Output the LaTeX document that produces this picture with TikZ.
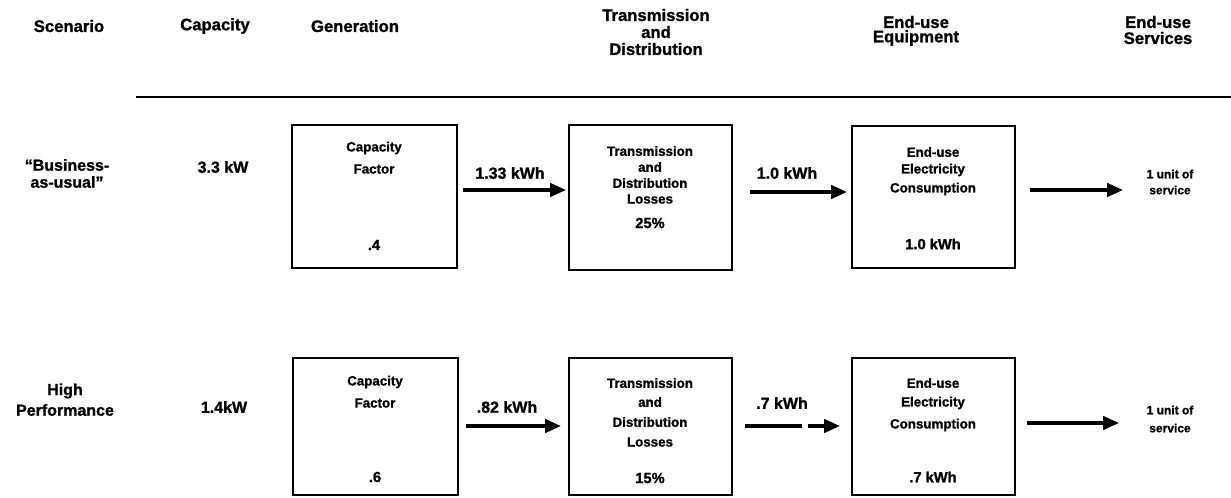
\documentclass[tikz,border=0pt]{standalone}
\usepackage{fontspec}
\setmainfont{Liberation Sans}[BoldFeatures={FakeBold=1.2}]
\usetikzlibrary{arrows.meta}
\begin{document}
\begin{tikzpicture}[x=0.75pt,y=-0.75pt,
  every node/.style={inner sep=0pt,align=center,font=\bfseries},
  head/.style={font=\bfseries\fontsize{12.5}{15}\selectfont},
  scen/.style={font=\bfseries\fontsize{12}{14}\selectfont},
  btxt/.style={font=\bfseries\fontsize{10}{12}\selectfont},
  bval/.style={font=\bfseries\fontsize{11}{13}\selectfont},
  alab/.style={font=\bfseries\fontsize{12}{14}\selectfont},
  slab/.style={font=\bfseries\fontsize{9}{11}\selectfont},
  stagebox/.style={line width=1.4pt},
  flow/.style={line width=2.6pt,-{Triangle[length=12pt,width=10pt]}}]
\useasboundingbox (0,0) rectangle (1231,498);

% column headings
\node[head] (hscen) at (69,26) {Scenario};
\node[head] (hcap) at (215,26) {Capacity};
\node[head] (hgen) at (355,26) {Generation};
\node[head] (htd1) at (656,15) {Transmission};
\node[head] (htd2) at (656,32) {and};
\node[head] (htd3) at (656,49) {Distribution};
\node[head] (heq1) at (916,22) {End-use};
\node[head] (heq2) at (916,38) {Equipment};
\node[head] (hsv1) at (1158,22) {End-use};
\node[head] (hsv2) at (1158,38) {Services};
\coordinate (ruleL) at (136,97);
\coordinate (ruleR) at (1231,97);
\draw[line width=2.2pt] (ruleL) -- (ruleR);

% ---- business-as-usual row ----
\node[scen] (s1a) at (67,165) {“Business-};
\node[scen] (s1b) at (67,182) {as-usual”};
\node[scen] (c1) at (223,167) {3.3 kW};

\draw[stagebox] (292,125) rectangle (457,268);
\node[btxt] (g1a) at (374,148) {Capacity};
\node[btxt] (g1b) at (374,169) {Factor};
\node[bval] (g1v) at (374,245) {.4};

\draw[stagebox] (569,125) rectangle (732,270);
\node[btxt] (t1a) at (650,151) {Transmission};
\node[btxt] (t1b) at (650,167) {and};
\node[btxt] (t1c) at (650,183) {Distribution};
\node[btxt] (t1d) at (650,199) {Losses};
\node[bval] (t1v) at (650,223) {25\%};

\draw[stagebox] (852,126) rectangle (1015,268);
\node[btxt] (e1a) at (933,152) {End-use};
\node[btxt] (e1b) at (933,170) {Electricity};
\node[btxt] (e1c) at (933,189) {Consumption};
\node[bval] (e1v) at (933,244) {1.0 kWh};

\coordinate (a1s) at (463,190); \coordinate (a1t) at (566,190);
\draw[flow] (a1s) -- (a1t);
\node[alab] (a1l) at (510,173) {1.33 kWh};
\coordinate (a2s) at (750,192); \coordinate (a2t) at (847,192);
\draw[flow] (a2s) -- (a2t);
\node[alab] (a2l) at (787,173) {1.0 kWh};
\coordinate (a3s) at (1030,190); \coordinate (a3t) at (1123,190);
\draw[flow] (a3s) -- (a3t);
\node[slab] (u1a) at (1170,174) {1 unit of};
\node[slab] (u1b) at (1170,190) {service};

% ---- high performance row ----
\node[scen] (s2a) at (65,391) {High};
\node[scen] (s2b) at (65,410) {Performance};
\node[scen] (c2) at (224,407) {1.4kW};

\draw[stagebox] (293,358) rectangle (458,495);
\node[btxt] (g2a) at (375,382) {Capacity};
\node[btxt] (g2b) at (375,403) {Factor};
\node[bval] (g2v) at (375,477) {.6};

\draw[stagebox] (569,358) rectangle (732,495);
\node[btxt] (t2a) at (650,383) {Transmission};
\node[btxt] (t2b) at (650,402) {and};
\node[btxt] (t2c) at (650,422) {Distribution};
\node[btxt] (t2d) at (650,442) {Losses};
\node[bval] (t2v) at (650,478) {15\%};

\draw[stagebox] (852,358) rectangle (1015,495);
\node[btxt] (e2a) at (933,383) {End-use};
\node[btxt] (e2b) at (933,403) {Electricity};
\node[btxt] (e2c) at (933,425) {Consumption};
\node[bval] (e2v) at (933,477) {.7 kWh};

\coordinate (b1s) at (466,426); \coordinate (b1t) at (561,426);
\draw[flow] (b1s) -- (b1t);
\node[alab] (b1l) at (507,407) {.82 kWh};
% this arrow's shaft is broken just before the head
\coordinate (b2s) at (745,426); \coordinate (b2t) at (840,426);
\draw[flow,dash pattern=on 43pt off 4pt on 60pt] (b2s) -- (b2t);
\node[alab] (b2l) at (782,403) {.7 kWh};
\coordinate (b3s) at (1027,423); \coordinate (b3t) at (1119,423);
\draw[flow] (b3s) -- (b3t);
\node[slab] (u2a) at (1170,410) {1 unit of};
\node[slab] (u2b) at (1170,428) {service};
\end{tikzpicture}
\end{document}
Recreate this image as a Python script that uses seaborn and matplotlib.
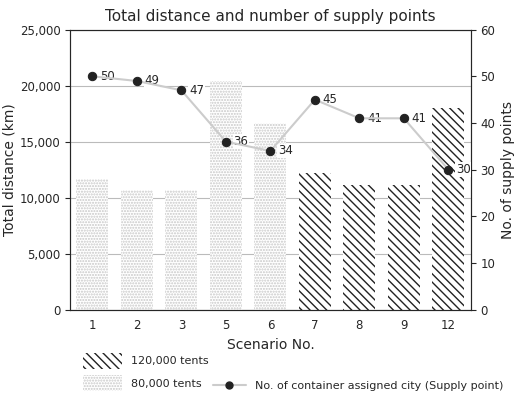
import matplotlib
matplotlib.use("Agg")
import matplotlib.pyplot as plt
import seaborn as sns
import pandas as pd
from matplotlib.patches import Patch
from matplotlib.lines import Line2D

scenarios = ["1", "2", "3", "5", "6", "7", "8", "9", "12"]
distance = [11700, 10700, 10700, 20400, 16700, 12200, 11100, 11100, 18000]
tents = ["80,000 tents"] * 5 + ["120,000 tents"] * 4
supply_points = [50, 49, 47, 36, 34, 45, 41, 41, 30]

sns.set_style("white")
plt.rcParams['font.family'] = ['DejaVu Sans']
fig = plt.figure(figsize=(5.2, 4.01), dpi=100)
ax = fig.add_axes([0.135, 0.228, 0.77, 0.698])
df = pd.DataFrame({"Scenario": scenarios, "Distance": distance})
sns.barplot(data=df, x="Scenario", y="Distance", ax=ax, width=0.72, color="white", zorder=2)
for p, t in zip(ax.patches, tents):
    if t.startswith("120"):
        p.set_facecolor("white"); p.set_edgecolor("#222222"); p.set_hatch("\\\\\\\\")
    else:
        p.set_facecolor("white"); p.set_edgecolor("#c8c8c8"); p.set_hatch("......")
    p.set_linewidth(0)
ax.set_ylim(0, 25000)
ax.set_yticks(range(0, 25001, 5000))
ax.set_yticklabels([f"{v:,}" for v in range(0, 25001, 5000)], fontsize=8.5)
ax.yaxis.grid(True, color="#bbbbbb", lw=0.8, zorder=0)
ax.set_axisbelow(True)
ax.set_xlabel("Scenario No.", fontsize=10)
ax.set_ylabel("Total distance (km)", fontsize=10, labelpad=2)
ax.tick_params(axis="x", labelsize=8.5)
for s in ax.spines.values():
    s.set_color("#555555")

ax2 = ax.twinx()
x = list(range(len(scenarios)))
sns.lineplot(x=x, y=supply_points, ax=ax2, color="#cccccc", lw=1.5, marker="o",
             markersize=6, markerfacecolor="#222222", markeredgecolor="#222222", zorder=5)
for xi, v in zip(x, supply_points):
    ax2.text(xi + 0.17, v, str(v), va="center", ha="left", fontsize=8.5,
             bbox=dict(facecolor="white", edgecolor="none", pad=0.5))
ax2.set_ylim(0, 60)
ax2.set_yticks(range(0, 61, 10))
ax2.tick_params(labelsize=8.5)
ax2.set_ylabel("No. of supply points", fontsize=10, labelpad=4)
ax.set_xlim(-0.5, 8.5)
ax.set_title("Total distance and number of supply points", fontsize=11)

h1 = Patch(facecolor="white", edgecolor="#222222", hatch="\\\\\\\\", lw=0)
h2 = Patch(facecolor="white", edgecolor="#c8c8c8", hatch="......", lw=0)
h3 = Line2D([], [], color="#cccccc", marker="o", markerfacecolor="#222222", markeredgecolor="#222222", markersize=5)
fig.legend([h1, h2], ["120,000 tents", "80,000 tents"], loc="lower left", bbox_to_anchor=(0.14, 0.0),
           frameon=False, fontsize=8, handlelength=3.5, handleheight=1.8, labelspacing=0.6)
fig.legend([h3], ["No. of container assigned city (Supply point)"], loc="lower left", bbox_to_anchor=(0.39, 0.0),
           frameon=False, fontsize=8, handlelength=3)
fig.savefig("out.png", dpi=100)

§

_EXERCISE AIM_
Please give again the entries word for word, starting at the first line and ending with the line that contains "(ruleL) -- (ruleR);"; include both of those lines but none of the pictures.

_SOLUTION FOR THIS EXERCISE_
Output the LaTeX document that produces this picture with TikZ.
\documentclass[tikz,border=0pt]{standalone}
\usepackage{fontspec}
\setmainfont{Liberation Sans}[BoldFeatures={FakeBold=1.2}]
\usetikzlibrary{arrows.meta}
\begin{document}
\begin{tikzpicture}[x=0.75pt,y=-0.75pt,
  every node/.style={inner sep=0pt,align=center,font=\bfseries},
  head/.style={font=\bfseries\fontsize{12.5}{15}\selectfont},
  scen/.style={font=\bfseries\fontsize{12}{14}\selectfont},
  btxt/.style={font=\bfseries\fontsize{10}{12}\selectfont},
  bval/.style={font=\bfseries\fontsize{11}{13}\selectfont},
  alab/.style={font=\bfseries\fontsize{12}{14}\selectfont},
  slab/.style={font=\bfseries\fontsize{9}{11}\selectfont},
  stagebox/.style={line width=1.4pt},
  flow/.style={line width=2.6pt,-{Triangle[length=12pt,width=10pt]}}]
\useasboundingbox (0,0) rectangle (1231,498);

% column headings
\node[head] (hscen) at (69,26) {Scenario};
\node[head] (hcap) at (215,26) {Capacity};
\node[head] (hgen) at (355,26) {Generation};
\node[head] (htd1) at (656,15) {Transmission};
\node[head] (htd2) at (656,32) {and};
\node[head] (htd3) at (656,49) {Distribution};
\node[head] (heq1) at (916,22) {End-use};
\node[head] (heq2) at (916,38) {Equipment};
\node[head] (hsv1) at (1158,22) {End-use};
\node[head] (hsv2) at (1158,38) {Services};
\coordinate (ruleL) at (136,97);
\coordinate (ruleR) at (1231,97);
\draw[line width=2.2pt] (ruleL) -- (ruleR);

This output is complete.